Voters delivered a clear verdict Monday night, saying they want Don Iveson’s vision for Edmonton for the next four years.
It is fitting that the mayor’s chain of office is passing to the next generation of leadership. Edmonton is, after all, a young, growing city by most measures. The 2011 federal census showed more than a third of the population is in their working prime in their twenties, thirties and forties.
At 34, our new mayor is slightly younger than the city’s median age of 36, which already is four years younger than the Canadian average. Iveson is, in many ways, a reflection of today’s Edmonton.
The decision reflects a forward-looking city that is feeling sure-footed and confident about its future.
This vote hinged on leadership style and vision. No single issue dominated discussions on the doorsteps. Not even the perennial pothole problem or controversial new arena deal picked up the traction of past election key issues such as the fate of the City Centre Airport.
Voters who did not buy into Kerry Diotte’s back to basics message had to pick between Iveson and four-term councillor Karen Leibovici. Both Iveson and Leibovici staked out similar ground early in the campaign, but perceived leadership style and tone distinguished them. Leibovici talked a lot about her experience but didn’t generate the excitement she needed to show she should lead for the next four years.
More Edmontonians embraced the idea of a strong communicator, which is not something to be sneered at. Edmonton’s story is a great evolving northern adventure that ought to be heard and appreciated.

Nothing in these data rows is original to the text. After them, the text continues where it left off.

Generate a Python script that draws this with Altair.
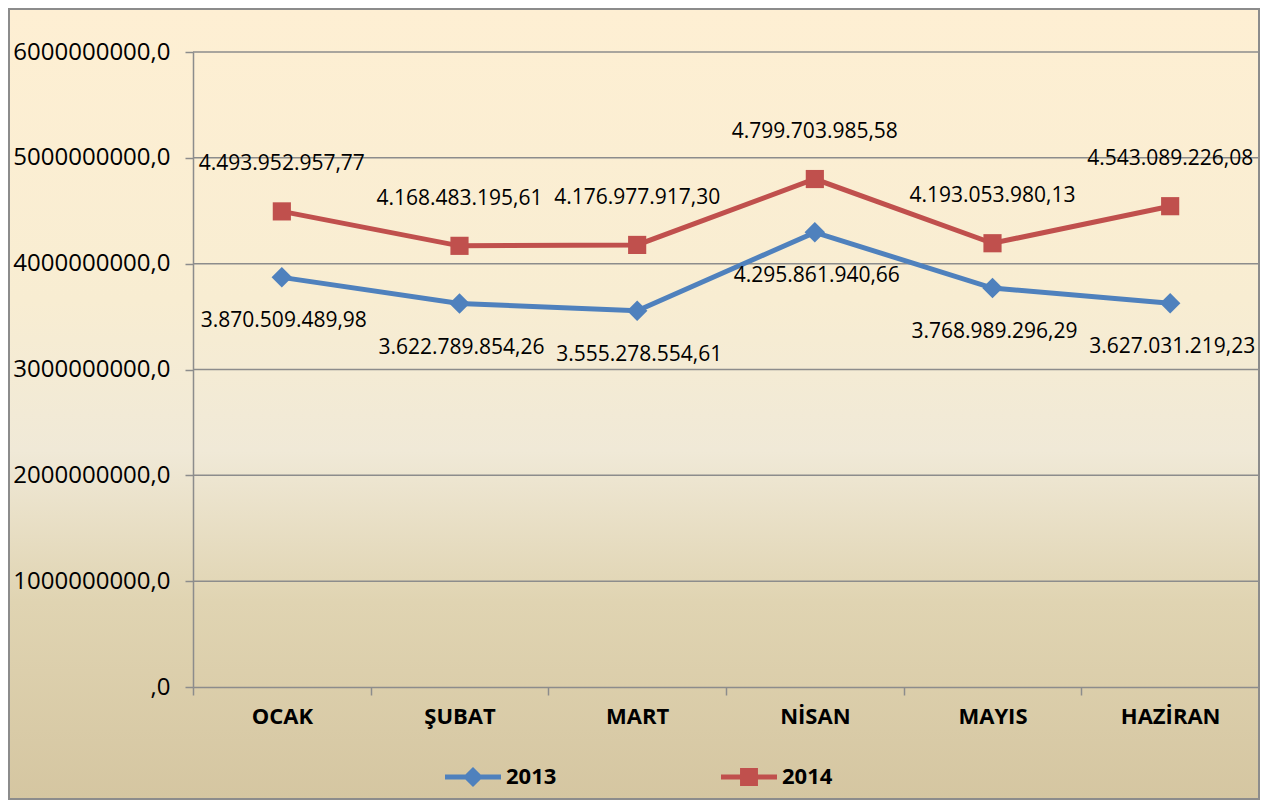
import altair as alt
import pandas as pd

months = ["OCAK", "ŞUBAT", "MART", "NİSAN", "MAYIS", "HAZİRAN"]
values_2013 = [3870509489.98, 3622789854.26, 3555278554.61, 4295861940.66, 3768989296.29, 3627031219.23]
values_2014 = [4493952957.77, 4168483195.61, 4176977917.30, 4799703985.58, 4193053980.13, 4543089226.08]
series_names = ["2013", "2014"]
series_colors = ["#4F81BD", "#C0504D"]
y_ticks = [0, 1e9, 2e9, 3e9, 4e9, 5e9, 6e9]


def tr_fmt(v):
    s = f"{v:,.2f}"
    return s.replace(",", "X").replace(".", ",").replace("X", ".")


rows = []
for name, vals in zip(series_names, [values_2013, values_2014]):
    for m, v in zip(months, vals):
        rows.append({"month": m, "series": name, "value": v, "label": tr_fmt(v)})
df = pd.DataFrame(rows)
grid_df = pd.DataFrame({"value": y_ticks[1:]})

W, H = 1066, 635
PAD_L, PAD_T, PAD_R, PAD_B = 185, 44, 1, 113
GRID = "#8C8C8C"
FONT = "Open Sans"

x_enc = alt.X(
    "month:N", sort=months, bandPosition=0.5,
    scale=alt.Scale(type="band", paddingInner=0, paddingOuter=0),
    axis=alt.Axis(title=None, tickBand="extent", labelAngle=0, labelFont=FONT,
                  labelFontSize=22, labelFontWeight="bold", labelColor="black",
                  labelPadding=11, tickSize=8, tickColor=GRID, tickWidth=1.5,
                  domainColor=GRID, domainWidth=1.5, grid=False, zindex=2),
)
y_scale = alt.Scale(domain=[0, 6e9], nice=False, zero=True)
y_enc = alt.Y(
    "value:Q", scale=y_scale,
    axis=alt.Axis(title=None, values=y_ticks,
                  labelExpr="datum.value == 0 ? ',0' : format(datum.value, 'd') + ',0'",
                  grid=False, tickSize=8, tickColor=GRID,
                  tickWidth=1.5, domainColor=GRID, domainWidth=1.5, labelPadding=15,
                  labelFont=FONT, labelFontSize=24, labelColor="black", zindex=2),
)

gradient = alt.LinearGradient(
    gradient="linear",
    stops=[
        alt.GradientStop(color="#FEEFD3", offset=0),
        alt.GradientStop(color="#F8EDD2", offset=0.37),
        alt.GradientStop(color="#F0E9D7", offset=0.56),
        alt.GradientStop(color="#E0D4B2", offset=0.75),
        alt.GradientStop(color="#D5C6A1", offset=1),
    ],
    x1=0, x2=0, y1=0, y2=1,
)

bg = alt.Chart(pd.DataFrame({"a": [0]})).mark_rect(
    fill=gradient, stroke=GRID, strokeWidth=2
).encode(
    x=alt.value(-PAD_L + 1), x2=alt.value(W + PAD_R - 1),
    y=alt.value(-PAD_T + 1), y2=alt.value(H + PAD_B - 1),
)

gridlines = alt.Chart(grid_df).mark_rule(color=GRID, strokeWidth=1.5).encode(
    y=y_enc, x=alt.value(0), x2=alt.value(W),
)

layers = [bg, gridlines]
for name, color in zip(series_names, series_colors):
    layers.append(
        alt.Chart(df).transform_filter(alt.datum.series == name)
        .mark_line(color=color, strokeWidth=5)
        .encode(x=x_enc, y=y_enc)
    )

point_shapes = {"2013": ("diamond", 420), "2014": ("square", 330)}
for name, color in zip(series_names, series_colors):
    shp, sz = point_shapes[name]
    layers.append(
        alt.Chart(df).transform_filter(alt.datum.series == name)
        .mark_point(shape=shp, size=sz, filled=True, color=color, opacity=1)
        .encode(x=x_enc, y=y_enc)
    )

label_offsets = {"2013": (2, 44), "2014": (0, -47)}
for name in series_names:
    dx, dy = label_offsets[name]
    layers.append(
        alt.Chart(df).transform_filter(alt.datum.series == name)
        .mark_text(dx=dx, dy=dy, font=FONT, fontSize=21, color="black")
        .encode(x=x_enc, y=y_enc, text="label:N")
    )

diamond_path = ("M-1,-0.09 L-0.27,-0.09 L0,-0.36 L0.27,-0.09 L1,-0.09 L1,0.09 "
                "L0.27,0.09 L0,0.36 L-0.27,0.09 L-1,0.09 Z")
square_path = ("M-1,-0.09 L-0.32,-0.09 L-0.32,-0.32 L0.32,-0.32 L0.32,-0.09 L1,-0.09 "
               "L1,0.09 L0.32,0.09 L0.32,0.32 L-0.32,0.32 L-0.32,0.09 L-1,0.09 Z")

legend_kw = dict(title=None, orient="none", legendX=252, legendY=697,
                 direction="horizontal", symbolSize=3136, symbolOpacity=1,
                 symbolStrokeWidth=0, labelFont=FONT, labelFontSize=22,
                 labelFontWeight="bold", labelColor="black", labelOffset=5,
                 columnPadding=164, padding=0)

legend_layer = alt.Chart(df).mark_point(filled=True, opacity=0).encode(
    x=x_enc, y=y_enc,
    color=alt.Color("series:N", scale=alt.Scale(domain=series_names, range=series_colors),
                    legend=alt.Legend(**legend_kw)),
    shape=alt.Shape("series:N", scale=alt.Scale(domain=series_names, range=[diamond_path, square_path]),
                    legend=alt.Legend(**legend_kw)),
)
layers.append(legend_layer)

chart = alt.layer(*layers).properties(
    width=W, height=H,
    padding={"left": PAD_L, "top": PAD_T, "right": PAD_R, "bottom": PAD_B},
    autosize=alt.AutoSizeParams(type="none"),
).configure_view(stroke=None).configure(background="white")

chart.save("out.html", embed_options={"renderer": "svg", "actions": False})
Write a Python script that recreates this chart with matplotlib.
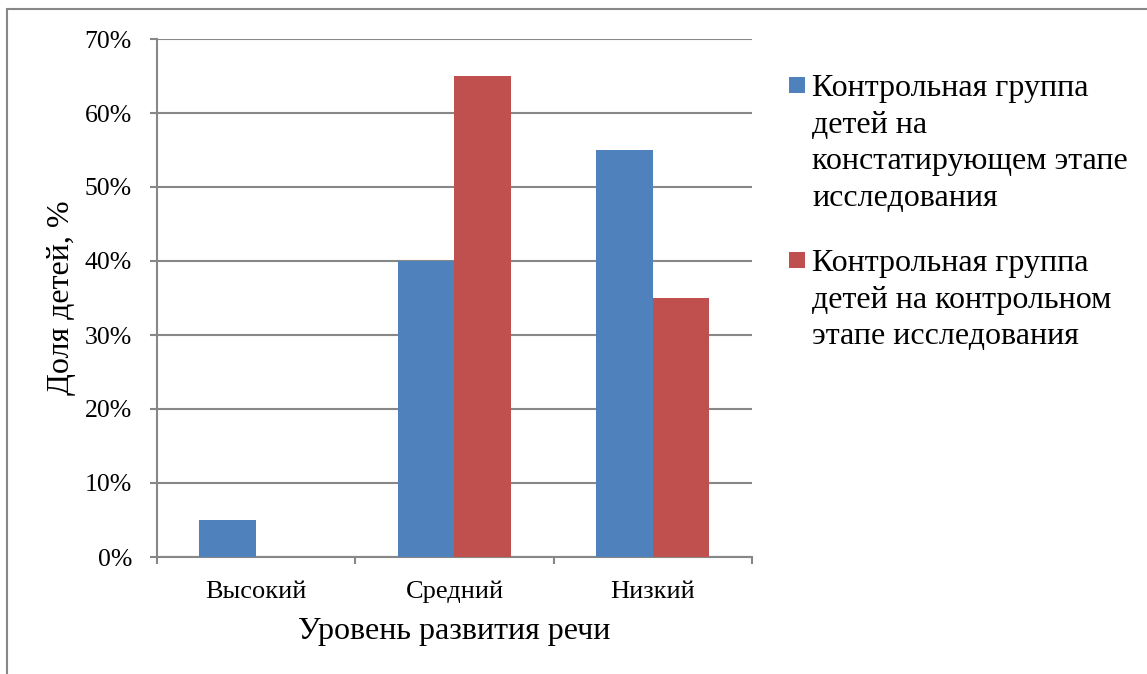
import numpy as np
import matplotlib.pyplot as plt
from matplotlib.patches import Rectangle

# data
categories = ['Высокий', 'Средний', 'Низкий']
series_names = ['Контрольная группа\nдетей на\nконстатирующем этапе\nисследования',
                'Контрольная группа\nдетей на контрольном\nэтапе исследования']
values_stage1 = [5, 40, 55]
values_stage2 = [0, 65, 35]
yticks = [0, 10, 20, 30, 40, 50, 60, 70]
colors = ['#4F81BD', '#C0504D']

plt.rcParams['font.family'] = ['Liberation Serif', 'DejaVu Serif']

fig = plt.figure(figsize=(11.47, 6.74), dpi=100)
ax = fig.add_axes([157 / 1147, 1 - 557 / 674, 595 / 1147, 518 / 674])

grid_col = '#878787'
x = np.arange(len(categories))
w = 1 / 3.5
ax.bar(x - w / 2, values_stage1, width=w, color=colors[0], zorder=3)
ax.bar(x + w / 2, values_stage2, width=w, color=colors[1], zorder=3)

ax.set_xlim(-0.5, len(categories) - 0.5)
ax.set_ylim(0, 70)
ax.set_yticks(yticks)
ax.set_yticklabels([f'{v}%' for v in yticks], fontsize=18.5)
ax.set_xticks(x)
ax.set_xticklabels(categories, fontsize=19)
ax.set_xticks(np.arange(-0.5, len(categories)), minor=True)
ax.tick_params(axis='x', which='major', length=0, pad=17)
ax.tick_params(axis='x', which='minor', length=5, width=1.5, color=grid_col, direction='out')
ax.tick_params(axis='y', length=5, width=1.5, color=grid_col, direction='out', pad=13)

ax.grid(True, axis='y', color=grid_col, linewidth=1.5, zorder=0)
for s in ['top', 'right']:
    ax.spines[s].set_visible(False)
for s in ['left', 'bottom']:
    ax.spines[s].set_color(grid_col)
    ax.spines[s].set_linewidth(1.5)

ax.set_xlabel('Уровень развития речи', fontsize=23, labelpad=10)
ax.set_ylabel('Доля детей, %', fontsize=23, labelpad=6)

# legend drawn by hand so the square sits on the first line
leg_y = [93 / 674, 268 / 674]
for name, col, yb in zip(series_names, colors, leg_y):
    fig.patches.append(Rectangle((789 / 1147, 1 - yb), 16 / 1147, 16 / 674,
                                 transform=fig.transFigure, facecolor=col,
                                 edgecolor='none'))
    fig.text(812 / 1147, 1 - yb + 19 / 674, name, fontsize=23, va='top',
             ha='left', linespacing=1.35)

# outer frame
fig.patches.append(Rectangle((7 / 1147, -0.1), 1.2, 1 - 9 / 674 + 0.1,
                             transform=fig.transFigure, facecolor='none',
                             edgecolor=grid_col, linewidth=1.5))

fig.savefig('out.png', dpi=100)
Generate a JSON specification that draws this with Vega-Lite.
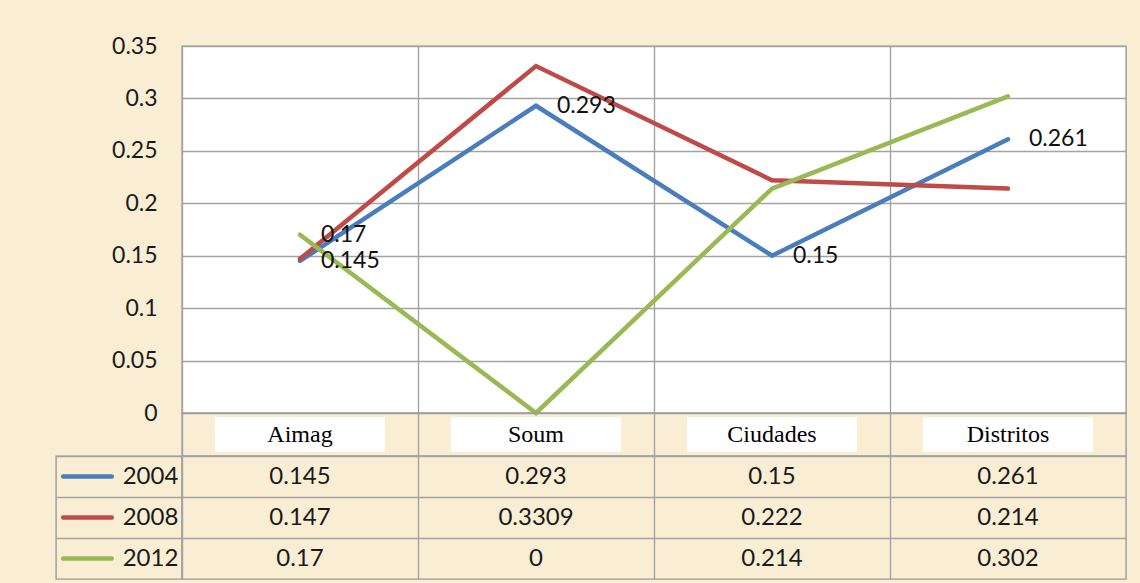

With three civic election campaigns now under his belt, Iveson is a top-notch campaigner who knows how to deliver a message and get out the vote.
The next four years will be a different kind of challenge. The first test will come quickly as council — at least half of them rookies — head into the hard work of annual budget deliberations. This election highlighted how many competing demands there are for the city’s limited financial resources.
After two terms as a key member of the 13-member council team, Iveson will have to quickly adjust to the role of leader and coach.
Returning veterans, including Ward 4’s Ed Gibbons, Ward 9’s Bryan Anderson, Ward 12’s Amarjeet Sohi and Ward 7’s Tony Caterina, will play a critical role keeping projects approved in recent years such as LRT expansion, airport land redevelopment and the downtown arena district on track.
The biggest cloud of doubt hanging over Iveson now is whether he can successfully cement the regional relationships he promised he could best deliver. That means neighbours like St. Albert, Strathcona County and Leduc County — where Edmonton has made a bid to annex 15,600 hectares of land including the international airport — all need to be persuaded to support Edmonton’s needs and to speak with a unified voice when negotiating with the province.
Iveson also will have work with other municipal leaders like Calgary’s re-elected mayor Naheed Nenshi to go toe to toe with the federal and provincial level of government to try to finally craft a much-needed new deal for big cities and their very real infrastructure needs.
Surprisingly, voter turnout was only 34.5 per cent, about a percent more than the last civic election. But those who did take the time to cast a ballot clearly want Iveson to write the next chapter.